▶ _Short exercise_: The records below are made of lines; count those holding the word "code" and give the number only.

=== Records to use ===

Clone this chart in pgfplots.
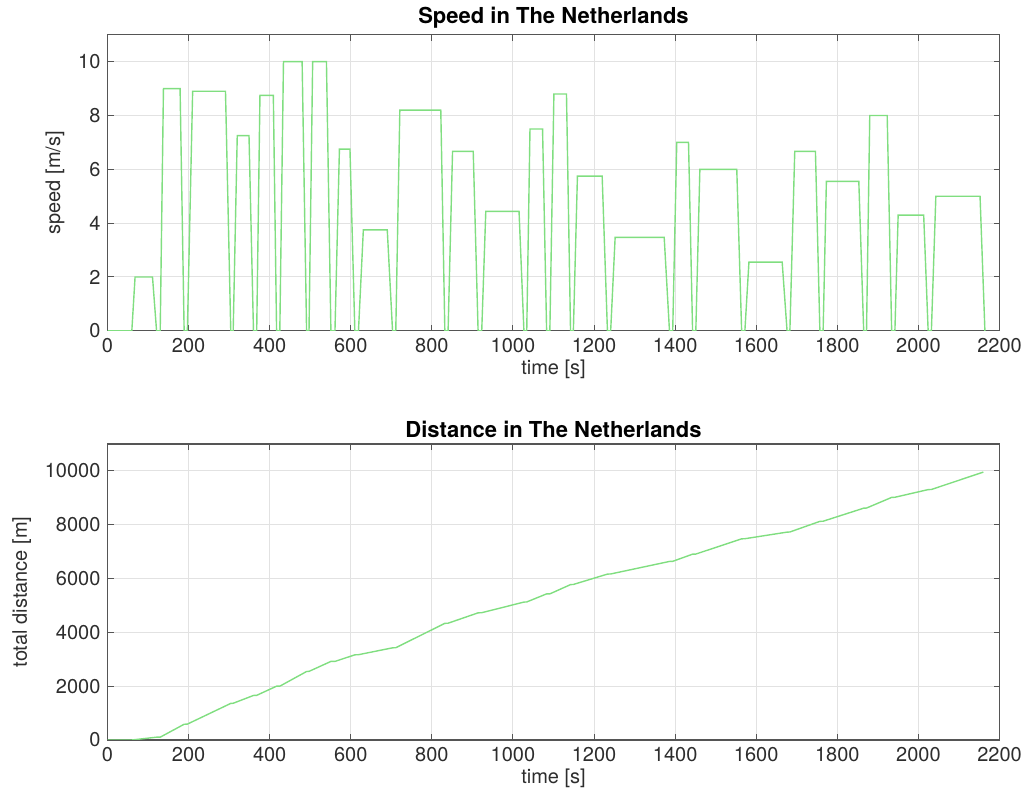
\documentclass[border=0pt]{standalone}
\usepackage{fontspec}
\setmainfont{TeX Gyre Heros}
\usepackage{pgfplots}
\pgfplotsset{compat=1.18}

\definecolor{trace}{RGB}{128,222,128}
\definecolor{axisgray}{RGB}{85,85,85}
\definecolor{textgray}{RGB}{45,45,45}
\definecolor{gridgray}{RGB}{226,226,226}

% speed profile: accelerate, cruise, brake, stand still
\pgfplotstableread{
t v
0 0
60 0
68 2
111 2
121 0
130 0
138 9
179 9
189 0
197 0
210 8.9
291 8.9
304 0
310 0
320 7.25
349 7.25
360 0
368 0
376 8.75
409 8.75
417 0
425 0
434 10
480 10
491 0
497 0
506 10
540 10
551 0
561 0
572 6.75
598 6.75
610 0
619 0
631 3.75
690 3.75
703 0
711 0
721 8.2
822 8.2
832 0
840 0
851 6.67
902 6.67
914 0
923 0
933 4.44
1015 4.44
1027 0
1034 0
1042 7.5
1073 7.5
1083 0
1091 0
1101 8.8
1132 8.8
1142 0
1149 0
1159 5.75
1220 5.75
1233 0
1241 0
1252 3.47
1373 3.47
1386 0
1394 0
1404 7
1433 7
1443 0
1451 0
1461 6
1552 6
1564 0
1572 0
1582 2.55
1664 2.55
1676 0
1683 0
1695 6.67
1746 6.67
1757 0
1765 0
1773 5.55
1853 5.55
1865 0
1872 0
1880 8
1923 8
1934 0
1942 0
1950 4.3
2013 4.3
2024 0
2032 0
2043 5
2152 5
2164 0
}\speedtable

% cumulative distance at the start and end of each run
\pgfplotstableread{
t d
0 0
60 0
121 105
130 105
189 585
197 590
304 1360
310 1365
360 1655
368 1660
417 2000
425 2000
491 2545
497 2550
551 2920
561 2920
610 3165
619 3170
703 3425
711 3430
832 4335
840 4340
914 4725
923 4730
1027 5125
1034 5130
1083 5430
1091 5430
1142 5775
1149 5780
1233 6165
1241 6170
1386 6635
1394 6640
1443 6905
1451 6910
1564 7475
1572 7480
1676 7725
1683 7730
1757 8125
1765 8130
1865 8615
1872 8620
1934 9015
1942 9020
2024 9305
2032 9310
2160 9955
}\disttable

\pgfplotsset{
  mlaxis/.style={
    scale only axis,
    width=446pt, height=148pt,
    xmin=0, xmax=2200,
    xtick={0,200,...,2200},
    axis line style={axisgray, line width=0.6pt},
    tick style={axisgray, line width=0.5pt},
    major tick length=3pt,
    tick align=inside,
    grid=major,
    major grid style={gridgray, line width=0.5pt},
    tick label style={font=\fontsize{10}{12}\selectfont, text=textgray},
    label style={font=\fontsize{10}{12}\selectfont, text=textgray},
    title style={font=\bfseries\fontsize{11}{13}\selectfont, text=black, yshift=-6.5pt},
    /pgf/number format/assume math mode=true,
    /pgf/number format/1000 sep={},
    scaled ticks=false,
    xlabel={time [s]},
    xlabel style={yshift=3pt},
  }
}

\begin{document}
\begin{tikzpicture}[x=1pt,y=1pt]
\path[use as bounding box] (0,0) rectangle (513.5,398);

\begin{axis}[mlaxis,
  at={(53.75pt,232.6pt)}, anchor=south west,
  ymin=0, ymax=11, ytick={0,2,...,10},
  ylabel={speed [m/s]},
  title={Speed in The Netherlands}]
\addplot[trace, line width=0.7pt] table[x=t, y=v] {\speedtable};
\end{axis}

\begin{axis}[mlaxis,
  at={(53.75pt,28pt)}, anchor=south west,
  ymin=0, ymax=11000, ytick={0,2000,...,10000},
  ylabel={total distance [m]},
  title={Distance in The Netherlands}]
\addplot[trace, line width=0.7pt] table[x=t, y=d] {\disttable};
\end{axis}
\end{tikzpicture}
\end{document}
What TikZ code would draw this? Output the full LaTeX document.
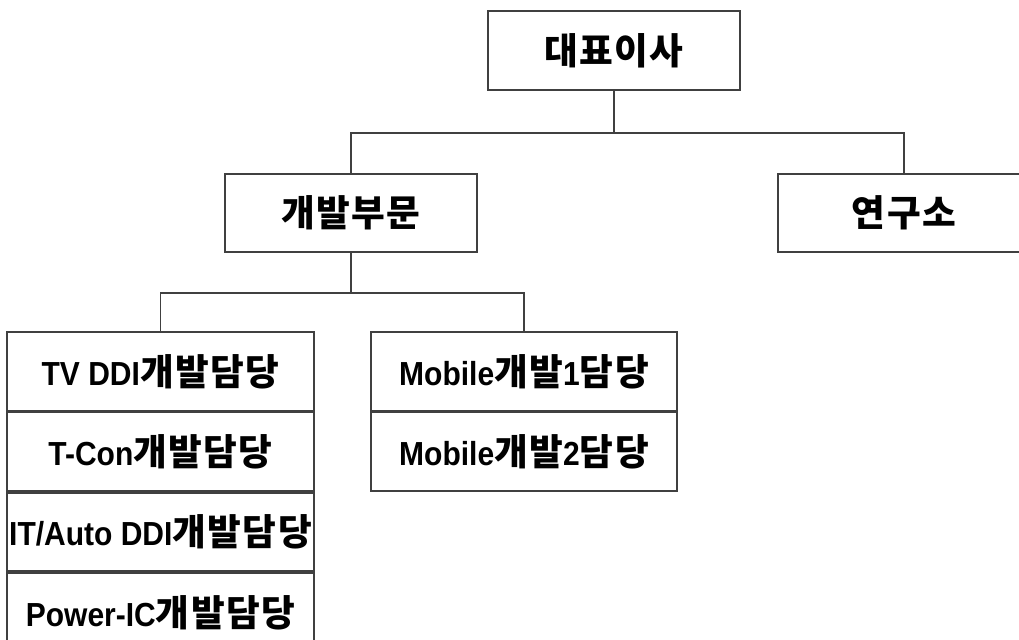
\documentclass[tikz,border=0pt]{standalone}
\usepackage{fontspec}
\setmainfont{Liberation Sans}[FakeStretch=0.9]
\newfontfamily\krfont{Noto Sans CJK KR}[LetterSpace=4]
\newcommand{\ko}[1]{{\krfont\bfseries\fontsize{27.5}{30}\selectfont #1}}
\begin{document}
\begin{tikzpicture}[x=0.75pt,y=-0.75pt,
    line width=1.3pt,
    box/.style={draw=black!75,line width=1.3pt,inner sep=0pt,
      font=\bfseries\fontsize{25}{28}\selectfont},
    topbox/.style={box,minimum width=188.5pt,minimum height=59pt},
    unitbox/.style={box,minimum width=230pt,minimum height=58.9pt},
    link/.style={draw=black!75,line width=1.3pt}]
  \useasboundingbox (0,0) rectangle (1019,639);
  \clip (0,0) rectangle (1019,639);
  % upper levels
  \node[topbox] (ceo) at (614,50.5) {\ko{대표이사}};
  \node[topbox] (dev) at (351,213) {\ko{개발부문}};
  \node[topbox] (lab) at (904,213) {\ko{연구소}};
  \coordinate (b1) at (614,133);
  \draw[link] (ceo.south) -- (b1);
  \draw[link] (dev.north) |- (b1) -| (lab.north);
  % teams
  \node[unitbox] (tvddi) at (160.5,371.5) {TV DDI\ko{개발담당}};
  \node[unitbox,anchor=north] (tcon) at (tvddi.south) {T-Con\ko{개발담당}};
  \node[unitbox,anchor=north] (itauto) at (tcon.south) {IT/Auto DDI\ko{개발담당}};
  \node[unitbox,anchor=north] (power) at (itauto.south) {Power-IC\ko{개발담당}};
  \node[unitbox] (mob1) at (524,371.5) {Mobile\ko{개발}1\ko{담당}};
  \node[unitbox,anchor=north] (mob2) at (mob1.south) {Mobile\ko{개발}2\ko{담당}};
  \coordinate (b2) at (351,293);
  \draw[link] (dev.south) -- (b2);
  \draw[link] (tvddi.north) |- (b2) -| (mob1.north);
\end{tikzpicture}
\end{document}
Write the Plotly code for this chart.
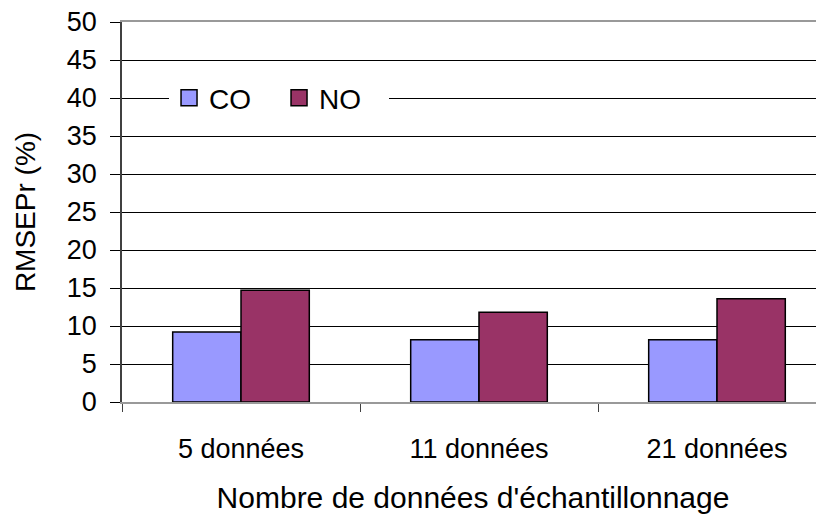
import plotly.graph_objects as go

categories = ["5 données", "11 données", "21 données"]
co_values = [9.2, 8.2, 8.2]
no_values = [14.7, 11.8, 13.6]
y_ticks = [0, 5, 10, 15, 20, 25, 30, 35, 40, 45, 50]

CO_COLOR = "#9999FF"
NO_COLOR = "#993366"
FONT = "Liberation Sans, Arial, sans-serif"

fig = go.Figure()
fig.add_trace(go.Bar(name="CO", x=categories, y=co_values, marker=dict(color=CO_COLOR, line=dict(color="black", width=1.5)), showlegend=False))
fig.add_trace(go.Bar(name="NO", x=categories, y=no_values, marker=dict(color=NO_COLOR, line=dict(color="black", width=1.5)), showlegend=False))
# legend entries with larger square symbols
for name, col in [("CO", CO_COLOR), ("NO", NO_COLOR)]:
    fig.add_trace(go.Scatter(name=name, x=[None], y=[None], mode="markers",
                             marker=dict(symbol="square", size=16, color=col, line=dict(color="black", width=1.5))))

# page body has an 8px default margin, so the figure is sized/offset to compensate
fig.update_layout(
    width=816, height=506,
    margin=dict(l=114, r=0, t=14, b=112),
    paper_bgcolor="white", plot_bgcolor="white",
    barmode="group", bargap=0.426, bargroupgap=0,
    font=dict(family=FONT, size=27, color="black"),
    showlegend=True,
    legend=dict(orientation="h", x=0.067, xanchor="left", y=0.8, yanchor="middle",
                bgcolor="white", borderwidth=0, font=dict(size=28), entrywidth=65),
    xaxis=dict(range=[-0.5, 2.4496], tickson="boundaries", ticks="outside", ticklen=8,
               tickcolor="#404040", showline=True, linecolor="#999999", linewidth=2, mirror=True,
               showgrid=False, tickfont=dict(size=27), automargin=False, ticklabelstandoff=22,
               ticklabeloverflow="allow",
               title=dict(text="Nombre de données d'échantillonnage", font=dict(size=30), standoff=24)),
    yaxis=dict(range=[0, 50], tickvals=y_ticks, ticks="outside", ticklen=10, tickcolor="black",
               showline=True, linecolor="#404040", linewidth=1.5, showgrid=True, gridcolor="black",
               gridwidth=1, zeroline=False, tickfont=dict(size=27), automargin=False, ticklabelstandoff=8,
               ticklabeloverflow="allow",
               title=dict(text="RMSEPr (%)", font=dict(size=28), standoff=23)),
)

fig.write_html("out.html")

===

▶ _Solved problem_: 2